Exercise brief: Take the listing from its first line through the line that contains "Chart.register(...registerables);" and please retype those lines exactly, leaving out the pictures.

## START Supplied records

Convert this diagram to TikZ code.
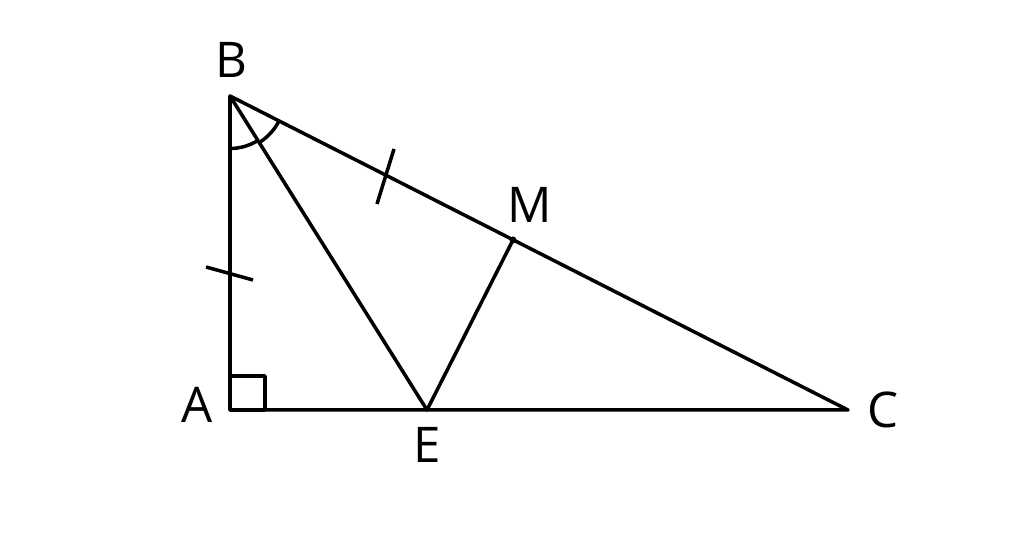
\documentclass[tikz,border=0pt]{standalone}
\usepackage{fontspec}
\setmainfont{Open Sans}
\usetikzlibrary{calc}

\begin{document}
\begin{tikzpicture}[line width=2pt, line join=round,
        lbl/.style={font=\fontsize{28}{34}\selectfont, inner sep=0pt}]
            \useasboundingbox (0, 0) rectangle (20.48, 11.06);
            \coordinate (A) at (4.6, 2.86);
            \coordinate (B) at (4.6, 9.14);
            \coordinate (C) at (16.96, 2.86);
            \coordinate (E) at (8.54, 2.86);
            \coordinate (M) at (10.26, 6.26);
            \draw (A) -- (B) -- (C) -- cycle;
            \draw (B) -- (E) -- (M);
            \fill (M) circle (0.07);
            % right angle at A
            \draw (A) rectangle ($(A) + (0.7, 0.68)$);
            % equal angles at B
            \draw ($(B) + (-90:1.05)$) arc (-90:-58:1.05);
            \draw ($(B) + (-58:1.1)$) arc (-58:-27:1.1);
            % equal sides
            \draw (4.12, 5.72) -- (5.06, 5.46);
            \draw (7.54, 6.98) -- (7.88, 8.08);
            \node[lbl] (lB) at (4.62, 9.86) {B};
            \node[lbl] (lM) at (10.6, 6.96) {M};
            \node[lbl] (lA) at (3.94, 2.96) {A};
            \node[lbl] (lE) at (8.54, 2.16) {E};
            \node[lbl] (lC) at (17.66, 2.86) {C};
        \end{tikzpicture}
\end{document}
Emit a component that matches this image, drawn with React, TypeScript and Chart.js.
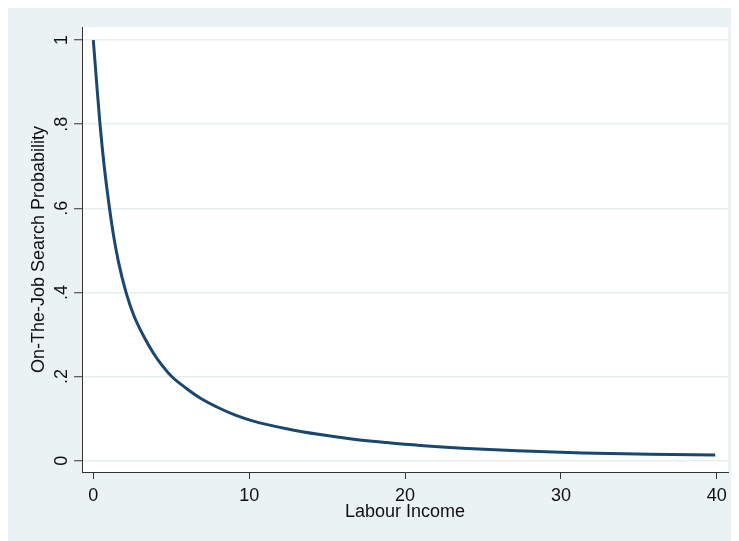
import { useEffect, useRef } from "react";
import { Chart, registerables } from "chart.js";

Chart.register(...registerables);

const incomeX = [0, 0.2, 0.43, 0.7, 1.04, 1.3, 1.6, 2.1, 2.6, 3.2, 3.85, 4.4, 5.03, 6.0, 6.85, 8.13, 9.2, 10.27, 12.4, 14.55, 16.7, 18.8, 21, 24, 27.2, 31.4, 35.7, 39.9];
const searchProb = [1.0, 0.905, 0.8, 0.7, 0.6, 0.535, 0.475, 0.4, 0.345, 0.298, 0.256, 0.227, 0.2, 0.171, 0.149, 0.124, 0.107, 0.094, 0.076, 0.062, 0.051, 0.043, 0.036, 0.029, 0.0235, 0.018, 0.0152, 0.0133];
const xTicks = [0, 10, 20, 30, 40];
const yTicks = [0, 0.2, 0.4, 0.6, 0.8, 1];
const yTickLabels = ["0", ".2", ".4", ".6", ".8", "1"];

const FONT = "'Liberation Sans', Arial, Helvetica, sans-serif";
const BG = "#eaf2f3";

const bgPlugin = {
  id: "stataBg",
  beforeDraw(chart: any) {
    const { ctx, chartArea: a, width, height } = chart;
    ctx.save();
    ctx.fillStyle = BG;
    ctx.fillRect(0, 0, width, height);
    ctx.fillStyle = "#ffffff";
    ctx.fillRect(a.left, a.top, a.right - a.left, a.bottom - a.top);
    ctx.restore();
  },
};

export default function App() {
  const ref = useRef<HTMLCanvasElement | null>(null);

  useEffect(() => {
    document.documentElement.style.overflow = "hidden";
    const canvas = ref.current;
    if (!canvas) return;
    const font = { family: FONT, size: 18 };
    const chart = new Chart(canvas, {
      type: "line",
      data: {
        datasets: [
          {
            data: incomeX.map((x, i) => ({ x, y: searchProb[i] })),
            borderColor: "#1a476f",
            borderWidth: 3,
            pointRadius: 0,
            cubicInterpolationMode: "monotone",
            fill: false,
          },
        ],
      },
      options: {
        animation: false,
        responsive: false,
        devicePixelRatio: 1,
        layout: { padding: { top: 19, right: 11, left: 0, bottom: 0 } },
        plugins: { legend: { display: false }, tooltip: { enabled: false } },
        scales: {
          x: {
            type: "linear",
            min: -0.725,
            max: 40.72,
            afterBuildTicks: (s: any) => {
              s.ticks = xTicks.map((v) => ({ value: v }));
            },
            afterFit: (s: any) => {
              s.height = 69;
            },
            grid: { drawOnChartArea: false, drawTicks: true, tickLength: 7, tickColor: "#333333", tickWidth: 1 },
            border: { display: true, color: "#333333", width: 1 },
            ticks: { color: "#111111", font, padding: 6, maxRotation: 0, autoSkip: false },
            title: { display: true, text: "Labour Income", color: "#111111", font, padding: { top: 0, bottom: 18 } },
          },
          y: {
            type: "linear",
            min: -0.027,
            max: 1.031,
            afterBuildTicks: (s: any) => {
              s.ticks = yTicks.map((v) => ({ value: v }));
            },
            afterFit: (s: any) => {
              s.width = 74;
            },
            grid: { color: "#e6eef0", lineWidth: 1.5, drawTicks: true, tickLength: 8, tickColor: "#333333", tickWidth: 1 },
            border: { display: true, color: "#333333", width: 1 },
            ticks: {
              color: "#111111",
              font,
              minRotation: 90,
              maxRotation: 90,
              crossAlign: "center",
              padding: 4,
              autoSkip: false,
              callback: (v: any) => {
                const i = yTicks.findIndex((t) => Math.abs(t - Number(v)) < 1e-9);
                return i >= 0 ? yTickLabels[i] : "";
              },
            },
            title: { display: true, text: "On-The-Job Search Probability", color: "#111111", font, padding: { top: 20, bottom: 0 } },
          },
        },
      } as any,
      plugins: [bgPlugin],
    });
    return () => chart.destroy();
  }, []);

  return (
    <div style={{ width: 731, height: 533 }}>
      <canvas ref={ref} width={731} height={533} style={{ display: "block", width: 731, height: 533 }} />
    </div>
  );
}
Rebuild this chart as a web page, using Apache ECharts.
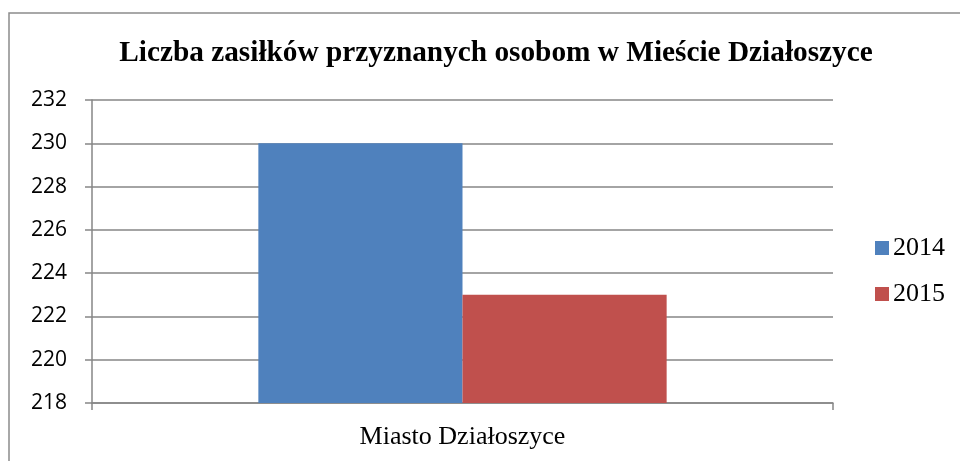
<!DOCTYPE html>
<html>
<head>
<meta charset="utf-8">
<script src="https://cdn.jsdelivr.net/npm/echarts@6/dist/echarts.min.js"></script>
<style>
  html, body { margin: 0; padding: 0; background: #fff; }
  #main { width: 960px; height: 461px; }
</style>
</head>
<body>
<div id="main"></div>
<script>
var categories = ['Miasto Działoszyce'];
var seriesNames = ['2014', '2015'];
var values2014 = [230];
var values2015 = [223];

var chart = echarts.init(document.getElementById('main'));
var option = {
    animation: false,
    // ramka wykresu (tylko lewa i górna krawędź widoczna)
    graphic: [{
        type: 'rect',
        shape: { x: 9, y: 13, width: 1000, height: 500 },
        style: { fill: 'none', stroke: '#8c8c8c', lineWidth: 1.5 }
    }],
    title: {
        text: 'Liczba zasiłków przyznanych osobom w Mieście Działoszyce',
        left: 491,
        textAlign: 'center',
        top: 34,
        textStyle: {
            fontFamily: 'Liberation Serif',
            fontWeight: 'bold',
            fontSize: 29.3,
            color: '#000'
        }
    },
    legend: {
        orient: 'vertical',
        left: 870,
        top: 230,
        itemWidth: 14,
        itemHeight: 14,
        itemGap: 20,
        icon: 'rect',
        textStyle: {
            fontFamily: 'Liberation Serif',
            fontSize: 26,
            color: '#000',
            padding: [0, 0, 0, -1]
        },
        data: seriesNames
    },
    grid: {
        left: 92,
        right: 127,
        top: 100,
        bottom: 58,
        containLabel: false
    },
    xAxis: {
        type: 'category',
        data: categories,
        axisLine: { lineStyle: { color: '#868686', width: 1.5 } },
        axisTick: { show: true, length: 7, lineStyle: { color: '#868686', width: 1.5 } },
        axisLabel: {
            margin: 21,
            fontFamily: 'Liberation Serif',
            fontSize: 26,
            color: '#000'
        }
    },
    yAxis: {
        type: 'value',
        min: 218,
        max: 232,
        interval: 2,
        axisLine: { show: true, lineStyle: { color: '#868686', width: 1.5 } },
        axisTick: { show: true, length: 7, lineStyle: { color: '#868686', width: 1.5 } },
        splitLine: { lineStyle: { color: '#868686', width: 1.5 } },
        axisLabel: {
            margin: 25,
            fontFamily: 'Open Sans',
            fontSize: 21,
            color: '#000'
        }
    },
    series: [
        {
            name: seriesNames[0],
            type: 'bar',
            data: values2014,
            barGap: '0%',
            barCategoryGap: '44.9%',
            itemStyle: { color: '#4F81BD' }
        },
        {
            name: seriesNames[1],
            type: 'bar',
            data: values2015,
            itemStyle: { color: '#C0504D' }
        }
    ]
};
chart.setOption(option);
</script>
</body>
</html>
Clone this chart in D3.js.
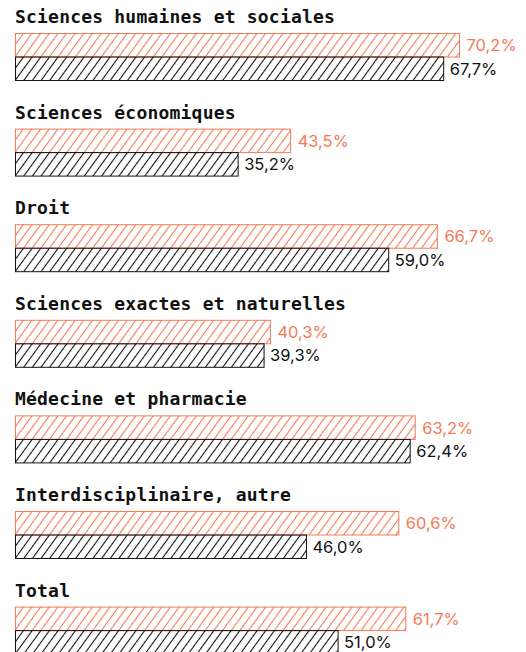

## END Supplied records

Response to this exercise:
Convert this diagram to TikZ code.
\documentclass[tikz,border=0pt]{standalone}
\usepackage{fontspec}
\setmainfont{Open Sans}
\usetikzlibrary{calc}

\begin{document}
\begin{tikzpicture}[line width=2pt, line join=round,
        lbl/.style={font=\fontsize{28}{34}\selectfont, inner sep=0pt}]
            \useasboundingbox (0, 0) rectangle (20.48, 11.06);
            \coordinate (A) at (4.6, 2.86);
            \coordinate (B) at (4.6, 9.14);
            \coordinate (C) at (16.96, 2.86);
            \coordinate (E) at (8.54, 2.86);
            \coordinate (M) at (10.26, 6.26);
            \draw (A) -- (B) -- (C) -- cycle;
            \draw (B) -- (E) -- (M);
            \fill (M) circle (0.07);
            % right angle at A
            \draw (A) rectangle ($(A) + (0.7, 0.68)$);
            % equal angles at B
            \draw ($(B) + (-90:1.05)$) arc (-90:-58:1.05);
            \draw ($(B) + (-58:1.1)$) arc (-58:-27:1.1);
            % equal sides
            \draw (4.12, 5.72) -- (5.06, 5.46);
            \draw (7.54, 6.98) -- (7.88, 8.08);
            \node[lbl] (lB) at (4.62, 9.86) {B};
            \node[lbl] (lM) at (10.6, 6.96) {M};
            \node[lbl] (lA) at (3.94, 2.96) {A};
            \node[lbl] (lE) at (8.54, 2.16) {E};
            \node[lbl] (lC) at (17.66, 2.86) {C};
        \end{tikzpicture}
\end{document}
Emit a component that matches this image, drawn with React, TypeScript and Chart.js.
import { useEffect, useRef } from "react";
import { Chart, registerables } from "chart.js";

Chart.register(...registerables);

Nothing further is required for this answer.